TO DO → Write out each line word for word. Drop pictures.

■ ■ ■ ■ ■ ■ ■

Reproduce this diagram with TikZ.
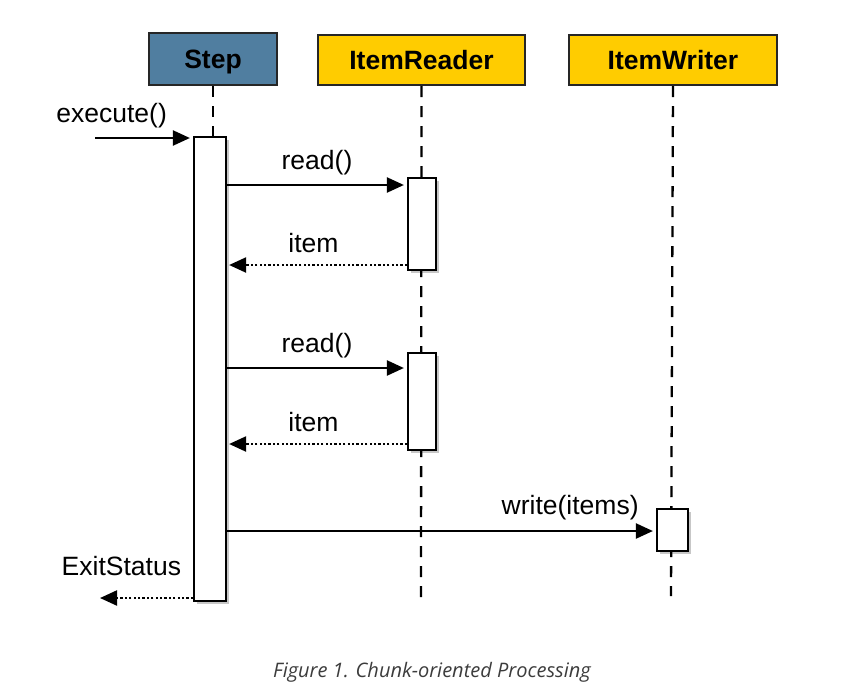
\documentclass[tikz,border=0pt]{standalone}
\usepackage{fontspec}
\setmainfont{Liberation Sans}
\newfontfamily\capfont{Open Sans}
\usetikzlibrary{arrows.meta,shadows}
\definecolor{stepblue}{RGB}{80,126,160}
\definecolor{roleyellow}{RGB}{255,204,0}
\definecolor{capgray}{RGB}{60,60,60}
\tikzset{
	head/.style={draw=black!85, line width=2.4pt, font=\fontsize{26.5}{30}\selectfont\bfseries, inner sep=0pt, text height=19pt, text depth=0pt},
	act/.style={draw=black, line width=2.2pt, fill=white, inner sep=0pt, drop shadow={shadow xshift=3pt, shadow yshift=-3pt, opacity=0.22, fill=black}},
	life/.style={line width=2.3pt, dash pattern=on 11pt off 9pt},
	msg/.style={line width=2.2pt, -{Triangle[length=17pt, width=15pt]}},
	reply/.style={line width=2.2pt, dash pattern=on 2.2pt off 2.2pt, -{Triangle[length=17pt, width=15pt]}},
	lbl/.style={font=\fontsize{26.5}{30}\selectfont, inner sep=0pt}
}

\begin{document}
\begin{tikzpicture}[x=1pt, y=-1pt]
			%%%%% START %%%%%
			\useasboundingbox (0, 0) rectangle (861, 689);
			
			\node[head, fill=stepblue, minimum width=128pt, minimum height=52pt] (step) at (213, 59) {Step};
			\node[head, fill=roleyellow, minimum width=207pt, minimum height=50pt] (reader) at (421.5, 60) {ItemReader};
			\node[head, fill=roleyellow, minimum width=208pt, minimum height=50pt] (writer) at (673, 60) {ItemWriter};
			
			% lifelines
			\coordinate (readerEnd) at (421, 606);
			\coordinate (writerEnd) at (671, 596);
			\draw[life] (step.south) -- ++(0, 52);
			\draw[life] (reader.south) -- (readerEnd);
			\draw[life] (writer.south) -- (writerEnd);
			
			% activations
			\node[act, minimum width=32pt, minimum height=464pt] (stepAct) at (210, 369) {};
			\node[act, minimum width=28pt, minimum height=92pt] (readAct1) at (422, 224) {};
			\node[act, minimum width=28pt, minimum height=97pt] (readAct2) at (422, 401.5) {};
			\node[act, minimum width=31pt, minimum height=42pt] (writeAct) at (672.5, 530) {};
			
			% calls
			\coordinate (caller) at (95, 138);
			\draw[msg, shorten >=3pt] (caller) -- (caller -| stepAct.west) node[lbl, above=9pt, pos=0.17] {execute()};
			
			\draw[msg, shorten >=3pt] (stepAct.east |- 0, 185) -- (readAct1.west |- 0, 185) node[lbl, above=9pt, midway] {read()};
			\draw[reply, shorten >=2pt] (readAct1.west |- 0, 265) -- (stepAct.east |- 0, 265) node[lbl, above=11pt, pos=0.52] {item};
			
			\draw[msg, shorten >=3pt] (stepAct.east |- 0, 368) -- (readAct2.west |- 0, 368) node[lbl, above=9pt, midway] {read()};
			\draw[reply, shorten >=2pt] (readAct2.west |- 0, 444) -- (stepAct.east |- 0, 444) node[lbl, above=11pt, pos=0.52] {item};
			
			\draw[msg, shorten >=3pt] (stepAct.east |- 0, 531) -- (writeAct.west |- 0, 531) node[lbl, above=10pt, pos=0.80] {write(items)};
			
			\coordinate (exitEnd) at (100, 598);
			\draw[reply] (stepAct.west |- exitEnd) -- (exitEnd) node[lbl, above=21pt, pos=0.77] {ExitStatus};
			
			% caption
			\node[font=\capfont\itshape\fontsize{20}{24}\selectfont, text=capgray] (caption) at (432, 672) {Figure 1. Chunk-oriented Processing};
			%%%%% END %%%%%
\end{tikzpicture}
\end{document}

■ ■ ■ ■ ■ ■ ■

REPLY TO THE TASK →
Reproduce this diagram with TikZ.
\documentclass[tikz,border=0pt]{standalone}
\usepackage{fontspec}
\setmainfont{Liberation Sans}
\newfontfamily\capfont{Open Sans}
\usetikzlibrary{arrows.meta,shadows}
\definecolor{stepblue}{RGB}{80,126,160}
\definecolor{roleyellow}{RGB}{255,204,0}
\definecolor{capgray}{RGB}{60,60,60}
\tikzset{
	head/.style={draw=black!85, line width=2.4pt, font=\fontsize{26.5}{30}\selectfont\bfseries, inner sep=0pt, text height=19pt, text depth=0pt},
	act/.style={draw=black, line width=2.2pt, fill=white, inner sep=0pt, drop shadow={shadow xshift=3pt, shadow yshift=-3pt, opacity=0.22, fill=black}},
	life/.style={line width=2.3pt, dash pattern=on 11pt off 9pt},
	msg/.style={line width=2.2pt, -{Triangle[length=17pt, width=15pt]}},
	reply/.style={line width=2.2pt, dash pattern=on 2.2pt off 2.2pt, -{Triangle[length=17pt, width=15pt]}},
	lbl/.style={font=\fontsize{26.5}{30}\selectfont, inner sep=0pt}
}

\begin{document}
\begin{tikzpicture}[x=1pt, y=-1pt]
			%%%%% START %%%%%
			\useasboundingbox (0, 0) rectangle (861, 689);
			
			\node[head, fill=stepblue, minimum width=128pt, minimum height=52pt] (step) at (213, 59) {Step};
			\node[head, fill=roleyellow, minimum width=207pt, minimum height=50pt] (reader) at (421.5, 60) {ItemReader};
			\node[head, fill=roleyellow, minimum width=208pt, minimum height=50pt] (writer) at (673, 60) {ItemWriter};
			
			% lifelines
			\coordinate (readerEnd) at (421, 606);
			\coordinate (writerEnd) at (671, 596);
			\draw[life] (step.south) -- ++(0, 52);
			\draw[life] (reader.south) -- (readerEnd);
			\draw[life] (writer.south) -- (writerEnd);
			
			% activations
			\node[act, minimum width=32pt, minimum height=464pt] (stepAct) at (210, 369) {};
			\node[act, minimum width=28pt, minimum height=92pt] (readAct1) at (422, 224) {};
			\node[act, minimum width=28pt, minimum height=97pt] (readAct2) at (422, 401.5) {};
			\node[act, minimum width=31pt, minimum height=42pt] (writeAct) at (672.5, 530) {};
			
			% calls
			\coordinate (caller) at (95, 138);
			\draw[msg, shorten >=3pt] (caller) -- (caller -| stepAct.west) node[lbl, above=9pt, pos=0.17] {execute()};
			
			\draw[msg, shorten >=3pt] (stepAct.east |- 0, 185) -- (readAct1.west |- 0, 185) node[lbl, above=9pt, midway] {read()};
			\draw[reply, shorten >=2pt] (readAct1.west |- 0, 265) -- (stepAct.east |- 0, 265) node[lbl, above=11pt, pos=0.52] {item};
			
			\draw[msg, shorten >=3pt] (stepAct.east |- 0, 368) -- (readAct2.west |- 0, 368) node[lbl, above=9pt, midway] {read()};
			\draw[reply, shorten >=2pt] (readAct2.west |- 0, 444) -- (stepAct.east |- 0, 444) node[lbl, above=11pt, pos=0.52] {item};
			
			\draw[msg, shorten >=3pt] (stepAct.east |- 0, 531) -- (writeAct.west |- 0, 531) node[lbl, above=10pt, pos=0.80] {write(items)};
			
			\coordinate (exitEnd) at (100, 598);
			\draw[reply] (stepAct.west |- exitEnd) -- (exitEnd) node[lbl, above=21pt, pos=0.77] {ExitStatus};
			
			% caption
			\node[font=\capfont\itshape\fontsize{20}{24}\selectfont, text=capgray] (caption) at (432, 672) {Figure 1. Chunk-oriented Processing};
			%%%%% END %%%%%
\end{tikzpicture}
\end{document}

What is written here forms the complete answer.